Initial Publication Date: December 14, 2012
HIST 206: The Eternal City in Time: Urban Structure and Change
Instructor: Victoria MorseHistory
Spring 2012
Course Description
This course will explore the lived experience of the city of Rome in the 12th-16th centuries. We will study buildings, urban forms, surviving artifacts, and textual and other visual evidence to understand how politics, power, and religion mapped onto city spaces, how daily life was shaped by urban challenges and opportunities, how the urban and rural environments interacted. Students will work on projects closely tied to the city fabric, in addition to completing reading and writing assignments and participating in discussions.
Since this is an off-campus studies (OCS) course, the course goals will emphasize experiential learning in the city. How do we as historians interpret monuments and the city itself as historical evidence? What can we learn and what can't we learn from what remains of the built environment? How can the material evidence of buildings, streets, and spaces work with textual evidence and the visual evidence of painting, sculpture, and drawing to enhance our understanding of past lives? What skills and tools do we need to develop to make full use of all these types of evidence?
Assignments
Assignments in the course will encourage close observation, creating records of observations graphically, textually, and through photographs, and techniques for coordinating information from multiple sources in useable ways. In addition, students will continue to hone skills of historical analysis, writing, and oral presentation as they would at home in a Carleton classroom.
Assignments will include:
- The rioni project. Students will work in groups to explore, experience, and ultimately lead the rest of us on a tour of a given district in the old city of Rome. You will be asked to think about what made this a neighborhood, how it was transformed over time and how we can know about these transformations. What buildings, streets, open spaces, and other features shape this rione? Who lived here? What events happened here? How are these things significant for our understanding of the past of the city? Groups may present on site or virtually via a presentation or online mapping software, depending on preferences and the available time and technology. In all cases students will be asked to coordinate personal observation with all the types of evidence discussed above. Stages for this assignment are available on a separate handout
- The urban morphology project. This is a fancy name for the 'stuff' of the city. Each of you will choose one type of urban thing (fountains, steps, paving stones, doorways, city gates, bell towers, church pavements, and so on) and study it throughout our stay in Italy. You will collect examples through observations and written, graphic, and photographic descriptions of your object. You will collect some from places other than Rome for comparative purposes. Ideally your thing will have been around in the Middle Ages (so not recycling bins), but if you can make a good argument to me for working on something that doesn't obviously fit this requirement, I might say yes! You will read about your thing and ponder its place in the life of the city. You will present some of your images formally at one point during the term and write about their significance, but mostly you will be our group expert on that particular aspect of Italian cities. Be ready to help us all understand what we are looking at!

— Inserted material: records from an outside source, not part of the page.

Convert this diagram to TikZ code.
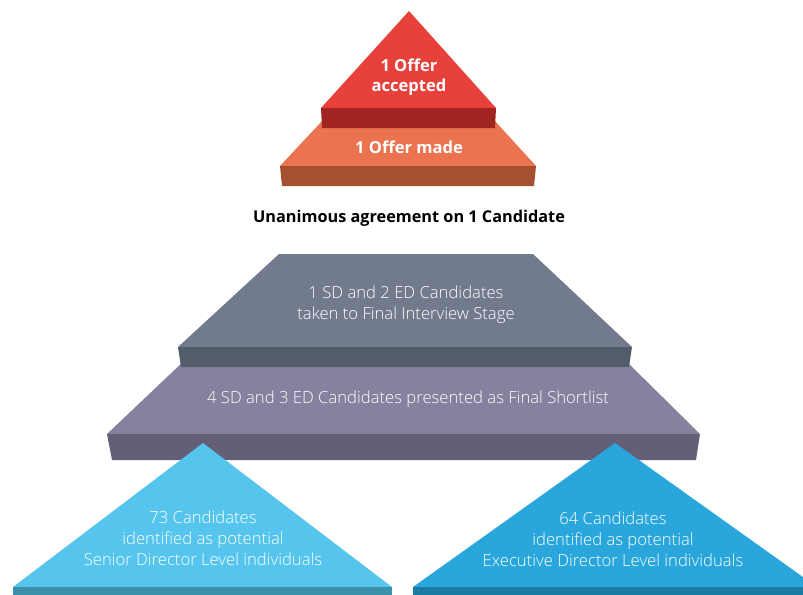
\documentclass[tikz,border=0pt]{standalone}
\usepackage{fontspec}
\setmainfont{Open Sans}
\newfontfamily\lightfont{Open Sans Light}

% face and side colours of the pyramid layers
\definecolor{redface}{HTML}{E8403A}
\definecolor{redband}{HTML}{A0241F}
\definecolor{orangeface}{HTML}{EC7350}
\definecolor{orangeband}{HTML}{A5502F}
\definecolor{grayface}{HTML}{727B8D}
\definecolor{grayband}{HTML}{535C6B}
\definecolor{purpleface}{HTML}{86819E}
\definecolor{purpleband}{HTML}{635F76}
\definecolor{skyface}{HTML}{55C5EE}
\definecolor{skyband}{HTML}{3C8FAA}
\definecolor{blueface}{HTML}{29A6DB}
\definecolor{blueband}{HTML}{1C7BA1}

\tikzset{
  boldlabel/.style={text=white, font=\bfseries\fontsize{12.4}{14.5}\selectfont, align=center, inner sep=0pt},
  lightlabel/.style={text=white, font=\lightfont\fontsize{12.5}{15.75}\selectfont, align=center, inner sep=0pt},
  headline/.style={text=black, font=\bfseries\fontsize{12.2}{14}\selectfont, inner sep=0pt}
}

\begin{document}
\begin{tikzpicture}[x=0.75pt,y=-0.75pt]
\useasboundingbox (0,0) rectangle (803,594);
\clip (0,0) rectangle (803,594);

% --- top pyramid: offer made / offer accepted
\fill[orangeface] (323,120) -- (494,120) -- (536,166) -- (280,166) -- cycle;
\fill[orangeband] (280,166) -- (536,166) -- (534,186) -- (282,186) -- cycle;
\fill[redface] (409,11) -- (496,108) -- (321,108) -- cycle;
\fill[redband] (321,108) -- (496,108) -- (495,128) -- (322,128) -- cycle;

\node[boldlabel] (accepted) at (409,77) {1 Offer\\accepted};
\node[boldlabel] (made) at (409,147) {1 Offer made};

\node[headline] (agreement) at (409,218) {Unanimous agreement on 1 Candidate};

% --- middle pyramid: shortlist and final interview
\fill[purpleface] (185,360) -- (625,360) -- (700,434) -- (107,434) -- cycle;
\fill[purpleband] (107,434) -- (700,434) -- (696,460) -- (112,460) -- cycle;
\fill[grayface] (279,254) -- (533,254) -- (632,347) -- (178,347) -- cycle;
\fill[grayband] (178,347) -- (632,347) -- (629,367) -- (181,367) -- cycle;

\node[lightlabel] (interview) at (406,305) {1 SD and 2 ED Candidates\\taken to Final Interview Stage};
\node[lightlabel] (shortlist) at (408,399) {4 SD and 3 ED Candidates presented as Final Shortlist};

% --- base: the two candidate pools
\fill[skyface] (203,443) -- (392,587) -- (13,587) -- cycle;
\fill[skyband] (13,587) -- (392,587) -- (392,600) -- (13,600) -- cycle;
\fill[blueface] (615,443) -- (817,587) -- (413,587) -- cycle;
\fill[blueband] (413,587) -- (817,587) -- (817,600) -- (413,600) -- cycle;

\node[lightlabel] (sdpool) at (203,538) {73 Candidates\\identified as potential\\Senior Director Level individuals};
\node[lightlabel] (edpool) at (613,539) {64 Candidates\\identified as potential\\Executive Director Level individuals};
\end{tikzpicture}
\end{document}
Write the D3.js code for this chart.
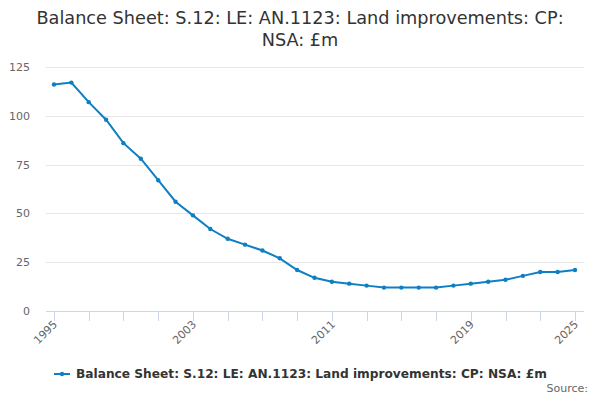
<!DOCTYPE html>
<html><head><meta charset="utf-8">
<script src="https://cdn.jsdelivr.net/npm/d3@7/dist/d3.min.js"></script>
<style>body{margin:0;background:#fff}svg{display:block}text{font-family:"DejaVu Sans",sans-serif}</style>
</head><body><svg id="c" width="600" height="400"></svg>
<script>
const years = d3.range(1995, 2026);
const values = [116,117,107,98,86,78,67,56,49,42,37,34,31,27,21,17,15,14,13,12,12,12,12,13,14,15,16,18,20,20,21];
const yTicks = [0,25,50,75,100,125];
const xLabels = [1995,2003,2011,2019,2025];
const titleLines = ["Balance Sheet: S.12: LE: AN.1123: Land improvements: CP:", "NSA: £m"];
const seriesName = "Balance Sheet: S.12: LE: AN.1123: Land improvements: CP: NSA: £m";

(function(){
const svg = d3.select("#c");
const pL = 46, pR = 584, pT = 67, pB = 311;
const x = d3.scaleLinear().domain([1995, 2025]).range([54, 575]);
const y = d3.scaleLinear().domain([0, 125]).range([pB, pT]);

svg.append("g").selectAll("text").data(titleLines).join("text")
  .attr("x", 300).attr("y", (d,i)=>24+i*22).attr("text-anchor","middle")
  .attr("font-size", 17.7).attr("fill", "#333").text(d=>d);

svg.append("g").selectAll("line").data(yTicks.filter(d=>d>0)).join("line")
  .attr("x1", pL).attr("x2", pR).attr("y1", d=>Math.round(y(d))+0.5).attr("y2", d=>Math.round(y(d))+0.5)
  .attr("stroke", "#e6e6e6");
svg.append("g").selectAll("text").data(yTicks).join("text")
  .attr("x", 30).attr("y", d=>y(d)+4).attr("text-anchor","end")
  .attr("font-size", 11).attr("fill","#666").text(d=>d);

svg.append("line").attr("x1", pL).attr("x2", pR).attr("y1", pB+0.5).attr("y2", pB+0.5).attr("stroke","#ccd6eb");
const tickYears = d3.range(1995, 2026, 2).concat([2025]);
svg.append("g").selectAll("line").data(tickYears).join("line")
  .attr("x1", d=>Math.round(x(d))+0.5).attr("x2", d=>Math.round(x(d))+0.5)
  .attr("y1", pB).attr("y2", pB+10).attr("stroke","#ccd6eb");
svg.append("g").selectAll("text").data(xLabels).join("text")
  .attr("transform", d=>`translate(${x(d)+4},${pB+14}) rotate(-45)`)
  .attr("text-anchor","end").attr("font-size", 11).attr("fill","#666").text(d=>d);

const pts = years.map((yr,i)=>({yr, v: values[i]}));
svg.append("path").datum(pts)
  .attr("d", d3.line().x(d=>x(d.yr)).y(d=>y(d.v)))
  .attr("fill","none").attr("stroke","#0e7fc3").attr("stroke-width",2);
svg.append("g").selectAll("circle").data(pts).join("circle")
  .attr("cx", d=>x(d.yr)).attr("cy", d=>y(d.v)).attr("r", 2.2).attr("fill","#0e7fc3");

svg.append("line").attr("x1",54).attr("x2",70).attr("y1",374).attr("y2",374).attr("stroke","#0e7fc3").attr("stroke-width",2);
svg.append("circle").attr("cx",62).attr("cy",374).attr("r",2.2).attr("fill","#0e7fc3");
svg.append("text").attr("x",76).attr("y",377.7).attr("font-size",12.2).attr("font-weight","bold").attr("fill","#333").text(seriesName);
svg.append("text").attr("x",588).attr("y",392).attr("text-anchor","end").attr("font-size",11).attr("fill","#666").text("Source:");
})();
</script></body></html>
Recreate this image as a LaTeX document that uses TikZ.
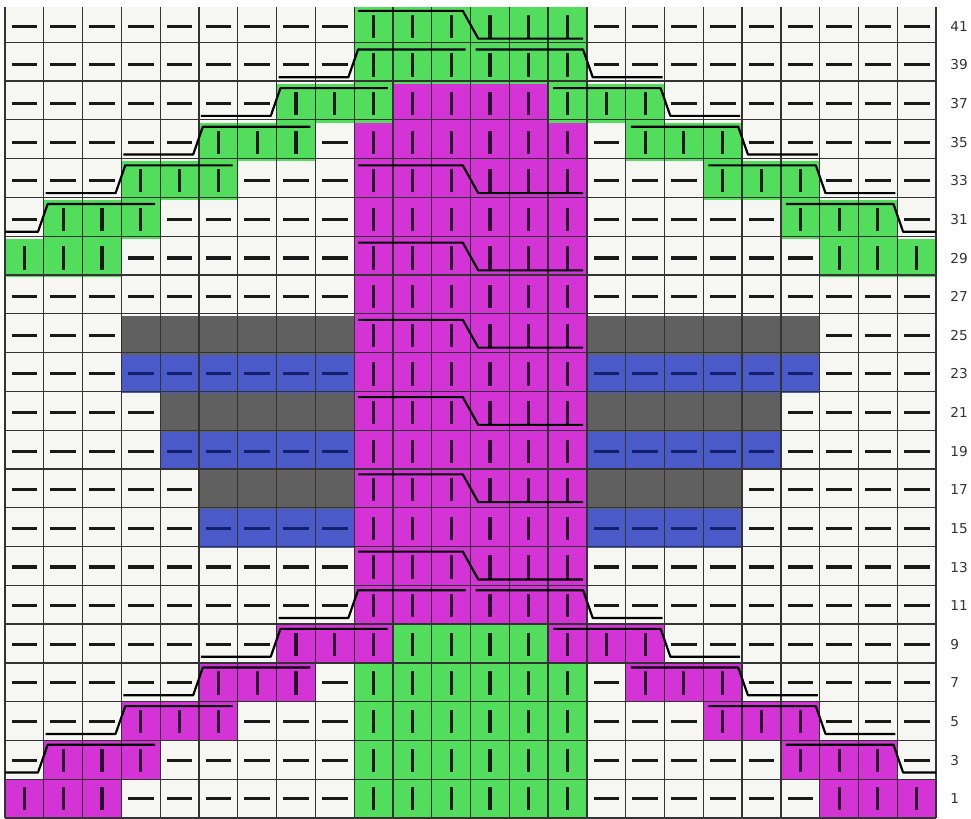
\documentclass[tikz,border=0pt]{standalone}
\usepackage{fontspec}
\setmainfont{DejaVu Sans}
\usepackage{xcolor}
\usepackage{tikz}
\definecolor{knitgreen}{HTML}{52DD5C}
\definecolor{knitmagenta}{HTML}{D434D6}
\definecolor{purlblue}{HTML}{4A5AC8}
\definecolor{blankgray}{HTML}{606060}
\definecolor{purlwhite}{HTML}{F6F7F2}
\definecolor{navydash}{HTML}{14206E}

\newcommand{\cablemid}[1]{\draw[cable] (9.1,#1+0.9) -- (11.8,#1+0.9) -- (12.2,#1+0.18) -- (14.9,#1+0.18);}
\newcommand{\cableleft}[2]{\draw[cable] (#2+0.05,#1+0.18) -- (#2+1.85,#1+0.18) -- (#2+2.1,#1+0.9) -- (#2+4.87,#1+0.9);}
\newcommand{\cableright}[2]{\draw[cable] (#2+0.13,#1+0.9) -- (#2+2.9,#1+0.9) -- (#2+3.15,#1+0.18) -- (#2+4.95,#1+0.18);}

\begin{document}
\begin{tikzpicture}[x=1cm,y=0.9956cm,
  cellgrid/.style={draw=black!80,line width=0.95pt},
  dashline/.style={line width=2.3pt,draw=black!90},
  barline/.style={line width=2.3pt,draw=black!90},
  cable/.style={line width=1.6pt,draw=black,line join=round},
  rowlabel/.style={anchor=west,inner sep=0pt,font=\fontsize{10}{12}\selectfont,text=black!80},
  purlw/.pic={\fill[purlwhite] (0,0) rectangle (1,1); \draw[dashline] (0.17,0.5) -- (0.83,0.5);},
  purlb/.pic={\fill[purlblue] (0,0) rectangle (1,1); \draw[dashline,draw=navydash] (0.17,0.5) -- (0.83,0.5);},
  knitg/.pic={\fill[knitgreen] (0,0) rectangle (1,1); \draw[barline] (0.5,0.2) -- (0.5,0.8);},
  knitm/.pic={\fill[knitmagenta] (0,0) rectangle (1,1); \draw[barline,draw=knitmagenta!20!black] (0.5,0.2) -- (0.5,0.8);},
  blank/.pic={\fill[blankgray] (0,0) rectangle (1,1);}
]
\useasboundingbox (-0.129,0) rectangle (24.90,21.181);
\foreach \r/\a/\b/\k in {
  0/0/2/knitm, 0/3/8/purlw, 0/9/11/knitg,
  1/0/0/purlw, 1/1/3/knitm, 1/4/8/purlw, 1/9/11/knitg,
  2/0/2/purlw, 2/3/5/knitm, 2/6/8/purlw, 2/9/11/knitg,
  3/0/4/purlw, 3/5/7/knitm, 3/8/8/purlw, 3/9/11/knitg,
  4/0/6/purlw, 4/7/9/knitm, 4/10/11/knitg,
  5/0/8/purlw, 5/9/11/knitm,
  6/0/8/purlw, 6/9/11/knitm,
  7/0/4/purlw, 7/5/8/purlb, 7/9/11/knitm,
  8/0/4/purlw, 8/5/8/blank, 8/9/11/knitm,
  9/0/3/purlw, 9/4/8/purlb, 9/9/11/knitm,
  10/0/3/purlw, 10/4/8/blank, 10/9/11/knitm,
  11/0/2/purlw, 11/3/8/purlb, 11/9/11/knitm,
  12/0/2/purlw, 12/3/8/blank, 12/9/11/knitm,
  13/0/8/purlw, 13/9/11/knitm,
  14/0/2/knitg, 14/3/8/purlw, 14/9/11/knitm,
  15/0/0/purlw, 15/1/3/knitg, 15/4/8/purlw, 15/9/11/knitm,
  16/0/2/purlw, 16/3/5/knitg, 16/6/8/purlw, 16/9/11/knitm,
  17/0/4/purlw, 17/5/7/knitg, 17/8/8/purlw, 17/9/11/knitm,
  18/0/6/purlw, 18/7/9/knitg, 18/10/11/knitm,
  19/0/8/purlw, 19/9/11/knitg,
  20/0/8/purlw, 20/9/11/knitg}
  \foreach \c in {\a,...,\b} {\pic at (\c,\r) {\k}; \pic at (23-\c,\r) {\k};};
\draw[cellgrid] (0,0) grid (24,21);
\begin{scope}
\clip (0,0) rectangle (24,21);
\foreach \r in {20,16,14,12,10,8,6} {\cablemid{\r}}
\foreach \r/\a in {19/7,18/5,17/3,16/1,15/-1,5/7,4/5,3/3,2/1,1/-1} {\cableleft{\r}{\a} \cableright{\r}{19-\a}}
\end{scope}
\foreach \r [evaluate=\r as \lbl using int(2*\r+1)] in {0,...,20}
  \node[rowlabel] (row\lbl) at (24.36,\r+0.5) {\lbl};
\end{tikzpicture}
\end{document}
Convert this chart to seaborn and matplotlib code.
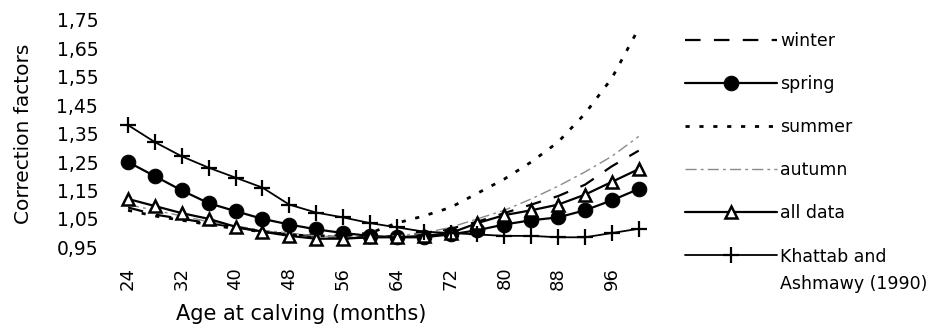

- The metadata project. As you collect images for yourself and for your other projects, please be aware of the necessity of recording basic information about your photographs and drawings (and written notes, for that matter). If you want your work to have relevance beyond your own mind and beyond the time of the trip, you will need to be able to know at a bare minimum what you were photographing, where it was, and what people were in the photo. Other users will need to know that you took or made the picture and whether you have given them permission to use it. These information is the 'metadata' about the photograph. This assignment has several parts designed to help you develop good habits of recording metadata, to teach you to attach metadata to your photographs, and to manage your photographs as your own intellectual property. Draft metadata project assignment (Microsoft Word 30kB Jan3 13).
- The Carleton Rome database. As an outcome of some or all of these projects, we will begin building a database about Rome for the use of students who can't travel to Rome. You will submit 3-5 carefully selected images to the database at the end of the program with complete metadata. More detailed criteria are forthcoming but this is your chance to go beyond the classic tourist views of Rome to communicate something more specific, more historical, and more meaningful about the city and about your knowledge of it. When we return to Carleton in Fall 2012, we will mount a group exhibition of these photographs in the Weitz Center white spaces in order to share our work with the campus community.